The protestor argued that it had made timely delivery or alternatively that the late receipt was due to government mishandling after receipt, one of the very few exceptions that permits the acceptance of a late proposal. In response, the GAO said:

It is an offeror’s responsibility to deliver its proposal to the proper place by the proper time, and late delivery generally requires rejection of the proposal. Federal Acquisition Regulation (FAR) § 15.208; The Staubach Co., B-276486, May 19, 1997, 97-1 CPD ¶ 190 at 3. However, a hand-carried proposal that arrives late may be considered if improper government action was the paramount cause for the late submission, and where consideration of the proposal would not compromise the integrity of the competitive procurement process. Caddell Constr. Co., Inc., B-280405, Aug. 24, 1998, 98-2 CPD ¶ 50 at 6. Improper government action in this context is affirmative action that makes it impossible for the offeror to deliver the proposal on time.

Id.

In reviewing the facts, the GAO further stated:  Whatever the protester may have done to satisfy proposal delivery requirements in prior procurements does not excuse the protester from its burden to ensure timely delivery of its proposal at the location specified in the solicitation.
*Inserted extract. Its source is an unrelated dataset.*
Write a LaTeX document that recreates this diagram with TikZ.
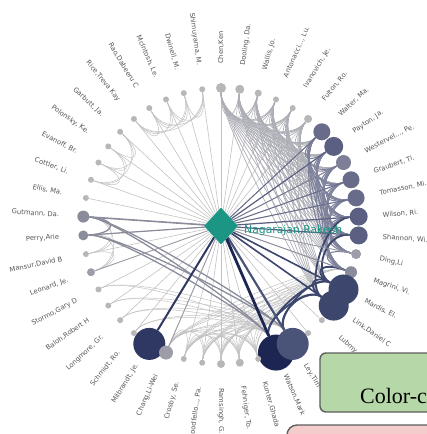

See Schmid & Kalhert GmBH & Co. KG, B-233467, Feb. 13, 1989, 89-1 CPD ¶ 148 at 3. In short, there is nothing in the record showing that any affirmative government action deprived the protester of the ability to make proper delivery of its proposal.  In a footnote GAO also addressed the standard rule concerning the timeliness of proposals complaining of defects in the RFP must be filed PRIOR to proposal submission. Specifically:
To the extent the protester challenges the delivery instructions themselves, this ground of protest is untimely. Here, any alleged flaws in the delivery instructions constituted a defect in the solicitation that was apparent prior to the time for submitting proposals and had to be protested prior to that time, which [the protestor] did not do here. See Bid Protest Regulations, 4 C.F.R. § 21.2(a)(1) (2006). 

In conclusion GAO held that “we find no basis to conclude that improper government action caused the late submission of [the protestor’s] proposal.”

What is the lesson to be learned? It is YOUR job to get the proposal or bid to the right office before the due date. Only in very rare situations will an exception be made. Placing the package in the mail, entrusting it to a FedEx or UPS-type of carrier, or having someone deliver it personally still places the full burden on you. Late is late.

This is a significant deviation from many commercial standard practices, so it is important to recognize that all of your work of preparing a proposal can be lost in the wind over this simple logistic matter. Don’t take such risks. If there is confusion – contact the CO; if there is an ambiguity in the RFP, request clarification or file a protest prior to the due date; but whatever you do – get it to the right office on time!

Shirlington Limousine & Transportation, Inc., B-299241.2 , March 30, 2007.